§ Supplied material:
--- start ---

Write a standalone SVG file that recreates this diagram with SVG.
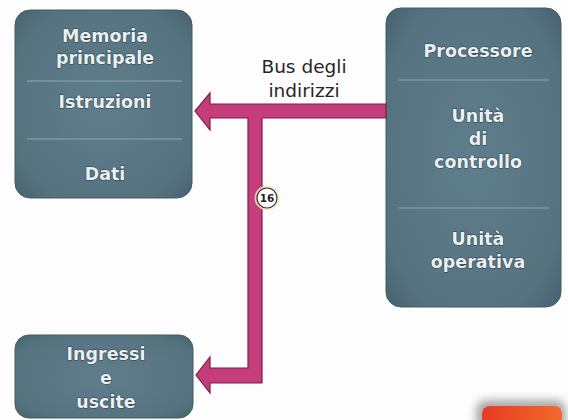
<svg xmlns="http://www.w3.org/2000/svg" width="568" height="420" viewBox="0 0 568 420">
<defs>
<radialGradient id="boxg" cx="50%" cy="50%" r="70%">
<stop offset="0" stop-color="#5f7e8c"/>
<stop offset="0.8" stop-color="#55727f"/>
<stop offset="1" stop-color="#48626f"/>
</radialGradient>
<linearGradient id="redg" x1="0" y1="0" x2="1" y2="0">
<stop offset="0" stop-color="#e83a26"/>
<stop offset="1" stop-color="#f26a2a"/>
</linearGradient>
<filter id="blur" x="-20%" y="-50%" width="140%" height="200%">
<feGaussianBlur stdDeviation="4"/>
</filter>
</defs>
<style>
.box{fill:url(#boxg);stroke:#435c69;stroke-width:1}
.sep{stroke:#7e98a4;stroke-width:1.5;fill:none}
.nt{font-family:"DejaVu Sans",sans-serif;font-weight:bold;font-size:17.5px;fill:#e9f0f2;text-anchor:middle;stroke:#2c3e47;stroke-width:1.1;paint-order:stroke;stroke-linejoin:round}
.bus{fill:#c63d7b;stroke:#7e1d48;stroke-width:1.2;stroke-linejoin:miter}
.lbl{font-family:"DejaVu Sans",sans-serif;font-size:18.5px;fill:#262626;text-anchor:middle}
.bd{font-family:"DejaVu Sans",sans-serif;font-weight:bold;font-size:10.5px;fill:#222;text-anchor:middle}
</style>
<rect width="568" height="420" fill="#fdfdfd"/>

<g id="memoria">
<rect class="box" x="15" y="10" width="177" height="188" rx="15"/>
<line class="sep" x1="27" y1="81" x2="182" y2="81"/>
<line class="sep" x1="27" y1="139" x2="182" y2="139"/>
<text class="nt" x="105" y="42">Memoria</text>
<text class="nt" x="105" y="64">principale</text>
<text class="nt" x="105" y="108">Istruzioni</text>
<text class="nt" x="105" y="180">Dati</text>
</g>

<g id="processore">
<rect class="box" x="386" y="8" width="175" height="299" rx="15"/>
<line class="sep" x1="398" y1="80" x2="549" y2="80"/>
<line class="sep" x1="398" y1="208" x2="549" y2="208"/>
<text class="nt" x="478" y="57">Processore</text>
<text class="nt" x="478" y="122">Unità</text>
<text class="nt" x="478" y="145">di</text>
<text class="nt" x="478" y="168">controllo</text>
<text class="nt" x="478" y="245">Unità</text>
<text class="nt" x="478" y="268">operativa</text>
</g>

<g id="ingressi">
<rect class="box" x="15" y="335" width="178" height="83" rx="14"/>
<text class="nt" x="106" y="360">Ingressi</text>
<text class="nt" x="106" y="384">e</text>
<text class="nt" x="106" y="408">uscite</text>
</g>

<g id="connectors">
<path class="bus" d="M386,104 L210,104 L210,93 L195,111 L210,130 L210,118 L248,118 L248,368 L210,368 L210,357 L196,375 L210,393 L210,383 L262,383 L262,118 L386,118 Z"/>
<text class="lbl" x="304" y="73">Bus degli</text>
<text class="lbl" x="304" y="97">indirizzi</text>
<g id="badge">
<circle cx="267" cy="198" r="12.5" fill="#f4e8bc" opacity="0.8"/>
<circle cx="267" cy="198" r="10" fill="#ffffff" stroke="#333" stroke-width="1.2"/>
<text class="bd" x="267" y="202">16</text>
</g>
</g>

<g id="corner">
<rect x="476" y="400" width="90" height="30" rx="10" fill="#707070" opacity="0.6" filter="url(#blur)"/>
<rect x="482" y="406" width="80" height="20" rx="8" fill="url(#redg)"/>
</g>
</svg>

--- end ---

§ Work to do: Return the full material word for word. Do not include the pictures.

§ Exercise solution:
Write a standalone SVG file that recreates this diagram with SVG.
<svg xmlns="http://www.w3.org/2000/svg" width="568" height="420" viewBox="0 0 568 420">
<defs>
<radialGradient id="boxg" cx="50%" cy="50%" r="70%">
<stop offset="0" stop-color="#5f7e8c"/>
<stop offset="0.8" stop-color="#55727f"/>
<stop offset="1" stop-color="#48626f"/>
</radialGradient>
<linearGradient id="redg" x1="0" y1="0" x2="1" y2="0">
<stop offset="0" stop-color="#e83a26"/>
<stop offset="1" stop-color="#f26a2a"/>
</linearGradient>
<filter id="blur" x="-20%" y="-50%" width="140%" height="200%">
<feGaussianBlur stdDeviation="4"/>
</filter>
</defs>
<style>
.box{fill:url(#boxg);stroke:#435c69;stroke-width:1}
.sep{stroke:#7e98a4;stroke-width:1.5;fill:none}
.nt{font-family:"DejaVu Sans",sans-serif;font-weight:bold;font-size:17.5px;fill:#e9f0f2;text-anchor:middle;stroke:#2c3e47;stroke-width:1.1;paint-order:stroke;stroke-linejoin:round}
.bus{fill:#c63d7b;stroke:#7e1d48;stroke-width:1.2;stroke-linejoin:miter}
.lbl{font-family:"DejaVu Sans",sans-serif;font-size:18.5px;fill:#262626;text-anchor:middle}
.bd{font-family:"DejaVu Sans",sans-serif;font-weight:bold;font-size:10.5px;fill:#222;text-anchor:middle}
</style>
<rect width="568" height="420" fill="#fdfdfd"/>

<g id="memoria">
<rect class="box" x="15" y="10" width="177" height="188" rx="15"/>
<line class="sep" x1="27" y1="81" x2="182" y2="81"/>
<line class="sep" x1="27" y1="139" x2="182" y2="139"/>
<text class="nt" x="105" y="42">Memoria</text>
<text class="nt" x="105" y="64">principale</text>
<text class="nt" x="105" y="108">Istruzioni</text>
<text class="nt" x="105" y="180">Dati</text>
</g>

<g id="processore">
<rect class="box" x="386" y="8" width="175" height="299" rx="15"/>
<line class="sep" x1="398" y1="80" x2="549" y2="80"/>
<line class="sep" x1="398" y1="208" x2="549" y2="208"/>
<text class="nt" x="478" y="57">Processore</text>
<text class="nt" x="478" y="122">Unità</text>
<text class="nt" x="478" y="145">di</text>
<text class="nt" x="478" y="168">controllo</text>
<text class="nt" x="478" y="245">Unità</text>
<text class="nt" x="478" y="268">operativa</text>
</g>

<g id="ingressi">
<rect class="box" x="15" y="335" width="178" height="83" rx="14"/>
<text class="nt" x="106" y="360">Ingressi</text>
<text class="nt" x="106" y="384">e</text>
<text class="nt" x="106" y="408">uscite</text>
</g>

<g id="connectors">
<path class="bus" d="M386,104 L210,104 L210,93 L195,111 L210,130 L210,118 L248,118 L248,368 L210,368 L210,357 L196,375 L210,393 L210,383 L262,383 L262,118 L386,118 Z"/>
<text class="lbl" x="304" y="73">Bus degli</text>
<text class="lbl" x="304" y="97">indirizzi</text>
<g id="badge">
<circle cx="267" cy="198" r="12.5" fill="#f4e8bc" opacity="0.8"/>
<circle cx="267" cy="198" r="10" fill="#ffffff" stroke="#333" stroke-width="1.2"/>
<text class="bd" x="267" y="202">16</text>
</g>
</g>

<g id="corner">
<rect x="476" y="400" width="90" height="30" rx="10" fill="#707070" opacity="0.6" filter="url(#blur)"/>
<rect x="482" y="406" width="80" height="20" rx="8" fill="url(#redg)"/>
</g>
</svg>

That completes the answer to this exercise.